---- Extracted data

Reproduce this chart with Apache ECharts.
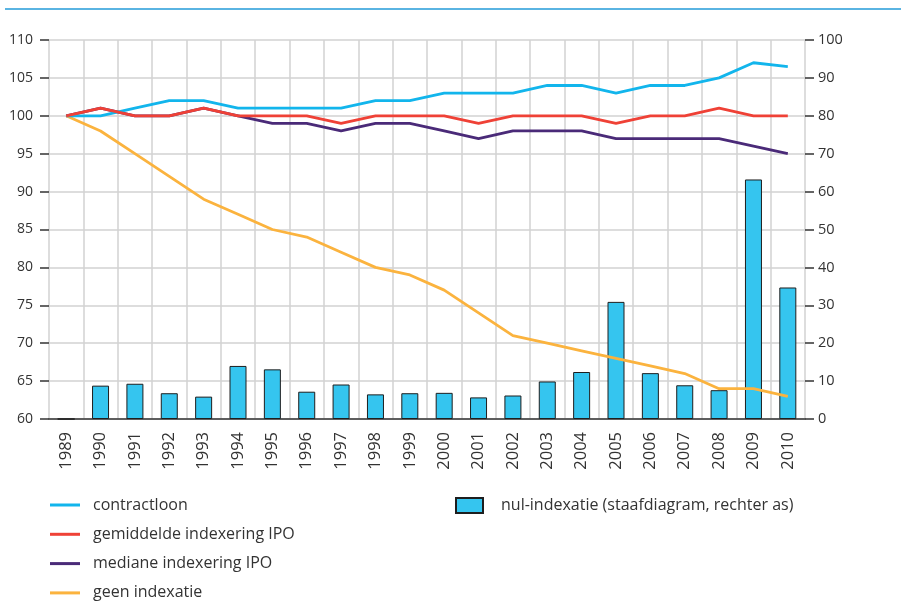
<!DOCTYPE html>
<html>
<head>
<meta charset="utf-8">
<script src="https://cdn.jsdelivr.net/npm/echarts@6/dist/echarts.min.js"></script>
<style>
  html, body { margin: 0; padding: 0; background: #fff; }
  #chart { width: 906px; height: 604px; }
</style>
</head>
<body>
<div id="chart"></div>
<script>
var jaren = ['1989','1990','1991','1992','1993','1994','1995','1996','1997','1998','1999',
             '2000','2001','2002','2003','2004','2005','2006','2007','2008','2009','2010'];

var contractloon = [100,100,101,102,102,101,101,101,101,102,102,103,103,103,104,104,103,104,104,105,107,106.5];
var gemiddelde   = [100,101,100,100,101,100,100,100,99,100,100,100,99,100,100,100,99,100,100,101,100,100];
var mediane      = [100,101,100,100,101,100,99,99,98,99,99,98,97,98,98,98,97,97,97,97,96,95];
var geenIndex    = [100,98,95,92,89,87,85,84,82,80,79,77,74,71,70,69,68,67,66,64,64,63];
var nulIndexatie = [0,8.8,9.3,6.8,5.9,14,13.1,7.2,9.1,6.5,6.8,6.9,5.7,6.2,9.9,12.4,30.9,12.1,8.9,7.6,63.2,34.7];

var linksTicks = { min: 60, max: 110, interval: 5 };
var rechtsTicks = { min: 0, max: 100, interval: 10 };

var font = 'Open Sans';
var myChart = echarts.init(document.getElementById('chart'));

option = {
    backgroundColor: '#fff',
    textStyle: { fontFamily: font },
    graphic: [{
        type: 'line',
        shape: { x1: 5, y1: 9, x2: 901, y2: 9 },
        style: { stroke: '#5ab4e2', lineWidth: 2 }
    }],
    grid: { left: 49, right: 101, top: 40, bottom: 185 },
    legend: [{
        orient: 'vertical',
        left: 45,
        top: 492,
        height: 120,
        icon: 'rect',
        itemWidth: 30,
        itemHeight: 3,
        itemGap: 13.3,
        textStyle: { fontSize: 16, color: '#333', lineHeight: 16, padding: [0, 0, 0, 8] },
        data: ['contractloon', 'gemiddelde indexering IPO', 'mediane indexering IPO', 'geen indexatie']
    }, {
        left: 450,
        top: 492,
        icon: 'rect',
        itemWidth: 27,
        itemHeight: 15,
        textStyle: { fontSize: 16, color: '#333', lineHeight: 16, padding: [0, 0, 0, 13] },
        data: ['nul-indexatie (staafdiagram, rechter as)']
    }],
    xAxis: {
        type: 'category',
        data: jaren,
        boundaryGap: true,
        axisLine: { lineStyle: { color: '#333', width: 1.5 } },
        axisTick: { alignWithLabel: true, length: 7, lineStyle: { color: '#333', width: 1.5 } },
        axisLabel: { rotate: 90, fontSize: 16.5, color: '#333', margin: 13 },
        splitLine: { show: true, lineStyle: { color: '#d2d2d2', width: 1.5 } }
    },
    yAxis: [{
        type: 'value',
        min: linksTicks.min,
        max: linksTicks.max,
        interval: linksTicks.interval,
        axisLine: { show: false },
        axisTick: { show: true, length: 9, lineStyle: { color: '#333', width: 1.5 } },
        axisLabel: { fontSize: 14, color: '#333', margin: 16 },
        splitLine: { lineStyle: { color: '#d2d2d2', width: 1.5 } }
    }, {
        type: 'value',
        min: rechtsTicks.min,
        max: rechtsTicks.max,
        interval: rechtsTicks.interval,
        position: 'right',
        axisLine: { show: false },
        axisTick: { show: true, length: 9, lineStyle: { color: '#333', width: 1.5 } },
        axisLabel: { fontSize: 14.5, color: '#333', margin: 13 },
        splitLine: { show: false }
    }],
    series: [
        {
            name: 'nul-indexatie (staafdiagram, rechter as)',
            type: 'bar',
            yAxisIndex: 1,
            barWidth: 17,
            data: nulIndexatie,
            itemStyle: { color: '#35c5ef', borderColor: '#1e1e1e', borderWidth: 1 }
        },
        {
            name: 'geen indexatie',
            type: 'line',
            data: geenIndex,
            symbol: 'none',
            color: '#fbb33e',
            lineStyle: { width: 2.8 }
        },
        {
            name: 'mediane indexering IPO',
            type: 'line',
            data: mediane,
            symbol: 'none',
            color: '#4a2a78',
            lineStyle: { width: 2.8 }
        },
        {
            name: 'contractloon',
            type: 'line',
            data: contractloon,
            symbol: 'none',
            color: '#12b5ec',
            lineStyle: { width: 2.8 }
        },
        {
            name: 'gemiddelde indexering IPO',
            type: 'line',
            data: gemiddelde,
            symbol: 'none',
            color: '#ef4136',
            lineStyle: { width: 2.8 }
        }
    ]
};

myChart.setOption(option);
</script>
</body>
</html>
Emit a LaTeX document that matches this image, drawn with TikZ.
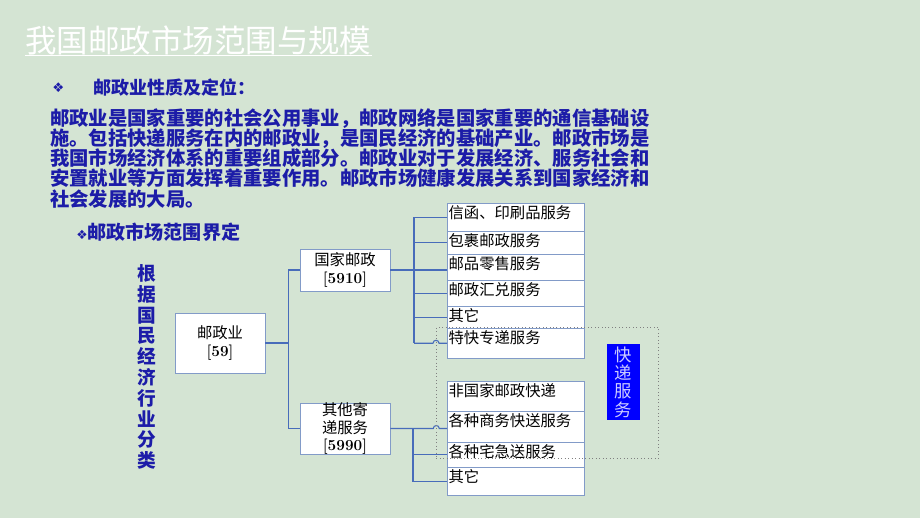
\documentclass[tikz,border=0pt]{standalone}
\usepackage{fontspec}
\newfontfamily\cjk{Noto Sans CJK SC}
\newfontfamily\sym{DejaVu Sans}
\usepackage{tikz}

\definecolor{bg}{RGB}{212,228,211}
\definecolor{para}{RGB}{28,28,168}
\definecolor{conn}{RGB}{72,108,186}
\definecolor{frame}{RGB}{130,155,200}
\definecolor{kdtext}{RGB}{205,205,255}

\begin{document}
\begin{tikzpicture}[x=0.75pt,y=-0.75pt,
  mid/.style={draw=frame,fill=white,minimum width=67.5pt,align=center,inner sep=0pt,
    font=\cjk\fontsize{11.5pt}{13pt}\selectfont},
  rbox/.style={draw=frame,fill=white,anchor=north west,text width=100.75pt,align=left,
    inner xsep=1pt,inner ysep=1.5pt,text height=10pt,text depth=#1,
    font=\cjk\fontsize{11.5pt}{12pt}\selectfont},
  line/.style={draw=conn,line width=0.8pt}]
  \fill[bg] (0,0) rectangle (920,518);
  \useasboundingbox (0,0) rectangle (920,518);

  \node[anchor=west,inner sep=0pt,text=white,font=\cjk\fontsize{23.6pt}{26pt}\selectfont] (title) at (25,40) {我国邮政市场范围与规模};
  \draw[white,line width=1pt] (25,55.5) -- (372,55.5);

  \node[anchor=west,inner sep=0pt,text=para,font=\sym\fontsize{10pt}{11pt}\selectfont] (b1) at (52,88) {❖};
  \node[anchor=west,inner sep=0pt,text=para,font=\cjk\bfseries\fontsize{13.5pt}{15pt}\selectfont] (h1) at (93,88) {邮政业性质及定位：};
  \node[anchor=north west,inner sep=0pt,align=left,text=para,font=\cjk\bfseries\fontsize{14.5pt}{15.2pt}\selectfont] (para) at (50,108)
    {邮政业是国家重要的社会公用事业，邮政网络是国家重要的通信基础设\\
     施。包括快递服务在内的邮政业，是国民经济的基础产业。邮政市场是\\
     我国市场经济体系的重要组成部分。邮政业对于发展经济、服务社会和\\
     安置就业等方面发挥着重要作用。邮政市场健康发展关系到国家经济和\\
     社会发展的大局。};
  \node[anchor=west,inner sep=0pt,text=para,font=\cjk\bfseries\fontsize{14.3pt}{15pt}\selectfont] (h2) at (76,232) {{\sym\fontsize{9.5pt}{10pt}\selectfont ❖}邮政市场范围界定};
  \node[align=center,inner sep=0pt,text=para,font=\cjk\bfseries\fontsize{14pt}{15.6pt}\selectfont] (cat) at (146.5,367) {根\\据\\国\\民\\经\\济\\行\\业\\分\\类};

  \node[mid,minimum height=45pt] (root) at (220,343) {邮政业\\{\rmfamily\bfseries [59]}};
  \node[mid,minimum height=31.5pt] (gj) at (345,270) {国家邮政\\{\rmfamily\bfseries [5910]}};
  \node[mid,minimum height=35.25pt] (qt) at (345,428.5) {其他寄\\递服务\\{\rmfamily\bfseries [5990]}};

  \node[rbox=8pt] (p1) at (447,203) {信函、印刷品服务};
  \node[rbox=4.25pt] (p2) at (447,231) {包裹邮政服务};
  \node[rbox=6.5pt] (p3) at (447,254) {邮品零售服务};
  \node[rbox=6.5pt] (p4) at (447,280) {邮政汇兑服务};
  \node[rbox=3.5pt] (p5) at (447,306) {其它};
  \node[rbox=9.5pt] (p6) at (447,328) {特快专递服务};
  \node[rbox=9.5pt] (q1) at (447,381) {非国家邮政快递};
  \node[rbox=10.25pt] (q2) at (447,411) {各种商务快送服务};
  \node[rbox=5.75pt] (q3) at (447,442) {各种宅急送服务};
  \node[rbox=8pt] (q4) at (447,467) {其它};

  \coordinate (j1) at (414,270);
  \coordinate (j2) at (413,428.5);
  \draw[line] (root.east) -- ++(23,0) |- (gj.west);
  \draw[line] (root.east) -- ++(23,0) |- (qt.west);
  \draw[line] (gj.east) -- (gj.east -| p3.west);
  \draw[line] (j1 |- p1.west) -- (j1 |- p6.west);
  \foreach \b in {p1,p2,p4,p5}
    \draw[line] (j1 |- \b.west) -- (\b.west);
  \draw[line] (j1 |- p6.west) -- ++(19,0) arc[start angle=180,end angle=360,radius=3] -- (p6.west);
  \draw[line] (qt.east) -- ++(43,0) arc[start angle=180,end angle=360,radius=3] -- (qt.east -| q2.west);
  \draw[line] (j2) |- (q3.west);
  \draw[line] (j2) |- (q4.west);

  \node[draw=gray,dotted,line width=0.6pt,anchor=north west,minimum width=166.5pt,minimum height=98.25pt,inner sep=0pt] (kdframe) at (436,327) {};
  \node[fill=blue,text=kdtext,minimum width=24.75pt,minimum height=57pt,inner sep=0pt,align=center,
    font=\cjk\fontsize{13pt}{13.7pt}\selectfont] (kd) at (623.5,382) {快\\递\\服\\务};
\end{tikzpicture}
\end{document}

--------

Transcribe exactly, please, the lines between the start of the records above and the line holding "var myChart = echarts.init(document.getElementById('chart'));", counting both of those lines and omitting pictures.

* Solution to this exercise:
Reproduce this chart with Apache ECharts.
<!DOCTYPE html>
<html>
<head>
<meta charset="utf-8">
<script src="https://cdn.jsdelivr.net/npm/echarts@6/dist/echarts.min.js"></script>
<style>
  html, body { margin: 0; padding: 0; background: #fff; }
  #chart { width: 906px; height: 604px; }
</style>
</head>
<body>
<div id="chart"></div>
<script>
var jaren = ['1989','1990','1991','1992','1993','1994','1995','1996','1997','1998','1999',
             '2000','2001','2002','2003','2004','2005','2006','2007','2008','2009','2010'];

var contractloon = [100,100,101,102,102,101,101,101,101,102,102,103,103,103,104,104,103,104,104,105,107,106.5];
var gemiddelde   = [100,101,100,100,101,100,100,100,99,100,100,100,99,100,100,100,99,100,100,101,100,100];
var mediane      = [100,101,100,100,101,100,99,99,98,99,99,98,97,98,98,98,97,97,97,97,96,95];
var geenIndex    = [100,98,95,92,89,87,85,84,82,80,79,77,74,71,70,69,68,67,66,64,64,63];
var nulIndexatie = [0,8.8,9.3,6.8,5.9,14,13.1,7.2,9.1,6.5,6.8,6.9,5.7,6.2,9.9,12.4,30.9,12.1,8.9,7.6,63.2,34.7];

var linksTicks = { min: 60, max: 110, interval: 5 };
var rechtsTicks = { min: 0, max: 100, interval: 10 };

var font = 'Open Sans';
var myChart = echarts.init(document.getElementById('chart'));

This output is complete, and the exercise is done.